-- Recorded information --

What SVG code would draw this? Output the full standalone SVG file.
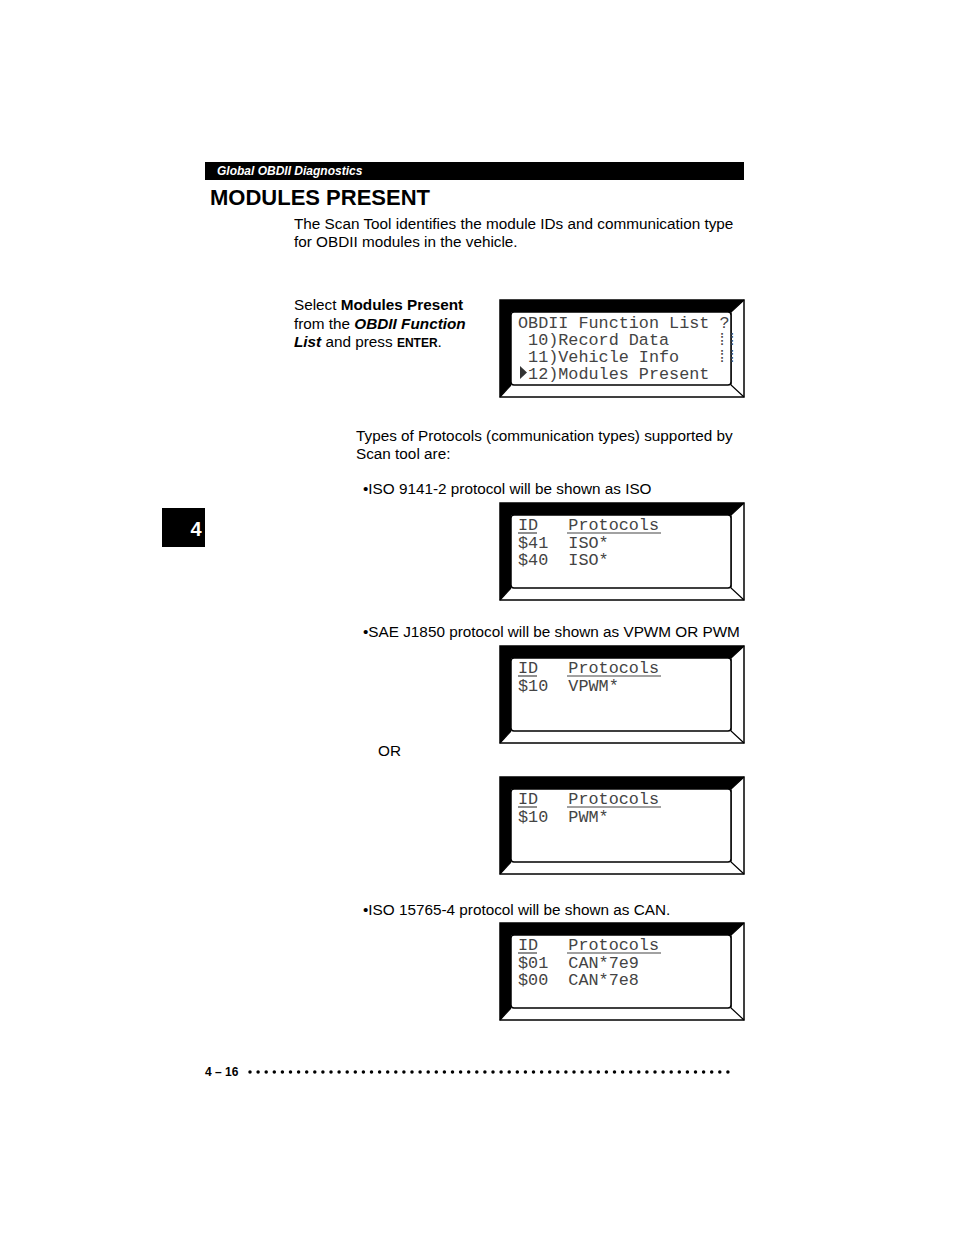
<svg xmlns="http://www.w3.org/2000/svg" xmlns:xlink="http://www.w3.org/1999/xlink" width="954" height="1235" viewBox="0 0 954 1235">
<style>
.t{font-family:"Liberation Sans",Arial,sans-serif;font-size:15.3px;fill:#000}
.b{font-weight:bold}
.lcd{font-family:"Liberation Mono","DejaVu Sans Mono",monospace;font-size:16.8px;fill:#444;white-space:pre}
.u{stroke:#444;stroke-width:1.2}
</style>
<defs>
<g id="frame">
<rect x="0" y="0" width="244" height="97" fill="#fff" stroke="#000" stroke-width="1.5"/>
<polygon points="0,0 244,0 231,12 11,12 11,85 0,97" fill="#000"/>
<polyline points="244,0 231,12 231,85 244,97" fill="none" stroke="#000" stroke-width="1.2"/>
<line x1="11" y1="85" x2="0" y2="97" stroke="#000" stroke-width="1.2"/>
<rect x="11" y="12" width="220" height="73" rx="3" fill="#fff" stroke="#000" stroke-width="1.5"/>
</g>
</defs>
<rect width="954" height="1235" fill="#fff"/>
<rect x="205" y="162" width="539" height="18" fill="#000"/>
<text x="217" y="174.5" style="font-family:'Liberation Sans',Arial,sans-serif;font-size:12px;font-weight:bold;font-style:italic;fill:#fff">Global OBDII Diagnostics</text>
<text x="210" y="205" style="font-family:'Liberation Sans',Arial,sans-serif;font-size:22px;font-weight:bold">MODULES PRESENT</text>
<text class="t" x="294" y="229">The Scan Tool identifies the module IDs and communication type</text>
<text class="t" x="294" y="247">for OBDII modules in the vehicle.</text>
<text class="t" x="294" y="310">Select <tspan class="b">Modules Present</tspan></text>
<text class="t" x="294" y="329">from the <tspan class="b" font-style="italic">OBDII Function</tspan></text>
<text class="t" x="294" y="347"><tspan class="b" font-style="italic">List</tspan> and press <tspan class="b" font-size="12">ENTER</tspan>.</text>

<g id="screen1">
<use xlink:href="#frame" x="500" y="300"/>
<text class="lcd" x="518" y="328">OBDII Function List ?</text>
<text class="lcd" x="518" y="345"> 10)Record Data     </text>
<text class="lcd" x="518" y="362"> 11)Vehicle Info    </text>
<text class="lcd" x="518" y="379"> 12)Modules Present</text>
<polygon points="520,366 520,379 527,372.5" fill="#333"/>
<text class="lcd" x="717" y="345" font-size="12">⁞⁞</text>
<text class="lcd" x="717" y="362" font-size="12">⁞⁞</text>
</g>

<text class="t" x="356" y="441">Types of Protocols (communication types) supported by</text>
<text class="t" x="356" y="459">Scan tool are:</text>
<text class="t" x="363" y="494">•ISO 9141-2 protocol will be shown as ISO</text>

<rect x="162" y="508" width="43" height="39" fill="#000"/>
<text x="196" y="536" text-anchor="middle" style="font-family:'Liberation Sans',Arial,sans-serif;font-size:20px;font-weight:bold;fill:#fff">4</text>

<g id="screen2">
<use xlink:href="#frame" x="500" y="503"/>
<text class="lcd" x="518" y="530">ID   Protocols</text>
<line class="u" x1="518" y1="533" x2="537" y2="533"/><line class="u" x1="567" y1="533" x2="661" y2="533"/>
<text class="lcd" x="518" y="548">$41  ISO*</text>
<text class="lcd" x="518" y="565">$40  ISO*</text>
</g>

<text class="t" x="363" y="637">•SAE J1850 protocol will be shown as VPWM OR PWM</text>
<g id="screen3">
<use xlink:href="#frame" x="500" y="646"/>
<text class="lcd" x="518" y="673">ID   Protocols</text>
<line class="u" x1="518" y1="676" x2="537" y2="676"/><line class="u" x1="567" y1="676" x2="661" y2="676"/>
<text class="lcd" x="518" y="691">$10  VPWM*</text>
</g>
<text class="t" x="378" y="756">OR</text>
<g id="screen4">
<use xlink:href="#frame" x="500" y="777"/>
<text class="lcd" x="518" y="804">ID   Protocols</text>
<line class="u" x1="518" y1="807" x2="537" y2="807"/><line class="u" x1="567" y1="807" x2="661" y2="807"/>
<text class="lcd" x="518" y="822">$10  PWM*</text>
</g>

<text class="t" x="363" y="915">•ISO 15765-4 protocol will be shown as CAN.</text>
<g id="screen5">
<use xlink:href="#frame" x="500" y="923"/>
<text class="lcd" x="518" y="950">ID   Protocols</text>
<line class="u" x1="518" y1="953" x2="537" y2="953"/><line class="u" x1="567" y1="953" x2="661" y2="953"/>
<text class="lcd" x="518" y="968">$01  CAN*7e9</text>
<text class="lcd" x="518" y="985">$00  CAN*7e8</text>
</g>

<text x="205" y="1076" style="font-family:'Liberation Sans',Arial,sans-serif;font-size:12px;font-weight:bold">4 – 16</text>
<line x1="250" y1="1072" x2="736" y2="1072" stroke="#000" stroke-width="3.5" stroke-linecap="round" stroke-dasharray="0 8.1"/>
</svg>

-- Task directions --
Every line should be retyped exactly, with the pictures omitted.

-- Finished task --
What SVG code would draw this? Output the full standalone SVG file.
<svg xmlns="http://www.w3.org/2000/svg" xmlns:xlink="http://www.w3.org/1999/xlink" width="954" height="1235" viewBox="0 0 954 1235">
<style>
.t{font-family:"Liberation Sans",Arial,sans-serif;font-size:15.3px;fill:#000}
.b{font-weight:bold}
.lcd{font-family:"Liberation Mono","DejaVu Sans Mono",monospace;font-size:16.8px;fill:#444;white-space:pre}
.u{stroke:#444;stroke-width:1.2}
</style>
<defs>
<g id="frame">
<rect x="0" y="0" width="244" height="97" fill="#fff" stroke="#000" stroke-width="1.5"/>
<polygon points="0,0 244,0 231,12 11,12 11,85 0,97" fill="#000"/>
<polyline points="244,0 231,12 231,85 244,97" fill="none" stroke="#000" stroke-width="1.2"/>
<line x1="11" y1="85" x2="0" y2="97" stroke="#000" stroke-width="1.2"/>
<rect x="11" y="12" width="220" height="73" rx="3" fill="#fff" stroke="#000" stroke-width="1.5"/>
</g>
</defs>
<rect width="954" height="1235" fill="#fff"/>
<rect x="205" y="162" width="539" height="18" fill="#000"/>
<text x="217" y="174.5" style="font-family:'Liberation Sans',Arial,sans-serif;font-size:12px;font-weight:bold;font-style:italic;fill:#fff">Global OBDII Diagnostics</text>
<text x="210" y="205" style="font-family:'Liberation Sans',Arial,sans-serif;font-size:22px;font-weight:bold">MODULES PRESENT</text>
<text class="t" x="294" y="229">The Scan Tool identifies the module IDs and communication type</text>
<text class="t" x="294" y="247">for OBDII modules in the vehicle.</text>
<text class="t" x="294" y="310">Select <tspan class="b">Modules Present</tspan></text>
<text class="t" x="294" y="329">from the <tspan class="b" font-style="italic">OBDII Function</tspan></text>
<text class="t" x="294" y="347"><tspan class="b" font-style="italic">List</tspan> and press <tspan class="b" font-size="12">ENTER</tspan>.</text>

<g id="screen1">
<use xlink:href="#frame" x="500" y="300"/>
<text class="lcd" x="518" y="328">OBDII Function List ?</text>
<text class="lcd" x="518" y="345"> 10)Record Data     </text>
<text class="lcd" x="518" y="362"> 11)Vehicle Info    </text>
<text class="lcd" x="518" y="379"> 12)Modules Present</text>
<polygon points="520,366 520,379 527,372.5" fill="#333"/>
<text class="lcd" x="717" y="345" font-size="12">⁞⁞</text>
<text class="lcd" x="717" y="362" font-size="12">⁞⁞</text>
</g>

<text class="t" x="356" y="441">Types of Protocols (communication types) supported by</text>
<text class="t" x="356" y="459">Scan tool are:</text>
<text class="t" x="363" y="494">•ISO 9141-2 protocol will be shown as ISO</text>

<rect x="162" y="508" width="43" height="39" fill="#000"/>
<text x="196" y="536" text-anchor="middle" style="font-family:'Liberation Sans',Arial,sans-serif;font-size:20px;font-weight:bold;fill:#fff">4</text>

<g id="screen2">
<use xlink:href="#frame" x="500" y="503"/>
<text class="lcd" x="518" y="530">ID   Protocols</text>
<line class="u" x1="518" y1="533" x2="537" y2="533"/><line class="u" x1="567" y1="533" x2="661" y2="533"/>
<text class="lcd" x="518" y="548">$41  ISO*</text>
<text class="lcd" x="518" y="565">$40  ISO*</text>
</g>

<text class="t" x="363" y="637">•SAE J1850 protocol will be shown as VPWM OR PWM</text>
<g id="screen3">
<use xlink:href="#frame" x="500" y="646"/>
<text class="lcd" x="518" y="673">ID   Protocols</text>
<line class="u" x1="518" y1="676" x2="537" y2="676"/><line class="u" x1="567" y1="676" x2="661" y2="676"/>
<text class="lcd" x="518" y="691">$10  VPWM*</text>
</g>
<text class="t" x="378" y="756">OR</text>
<g id="screen4">
<use xlink:href="#frame" x="500" y="777"/>
<text class="lcd" x="518" y="804">ID   Protocols</text>
<line class="u" x1="518" y1="807" x2="537" y2="807"/><line class="u" x1="567" y1="807" x2="661" y2="807"/>
<text class="lcd" x="518" y="822">$10  PWM*</text>
</g>

<text class="t" x="363" y="915">•ISO 15765-4 protocol will be shown as CAN.</text>
<g id="screen5">
<use xlink:href="#frame" x="500" y="923"/>
<text class="lcd" x="518" y="950">ID   Protocols</text>
<line class="u" x1="518" y1="953" x2="537" y2="953"/><line class="u" x1="567" y1="953" x2="661" y2="953"/>
<text class="lcd" x="518" y="968">$01  CAN*7e9</text>
<text class="lcd" x="518" y="985">$00  CAN*7e8</text>
</g>

<text x="205" y="1076" style="font-family:'Liberation Sans',Arial,sans-serif;font-size:12px;font-weight:bold">4 – 16</text>
<line x1="250" y1="1072" x2="736" y2="1072" stroke="#000" stroke-width="3.5" stroke-linecap="round" stroke-dasharray="0 8.1"/>
</svg>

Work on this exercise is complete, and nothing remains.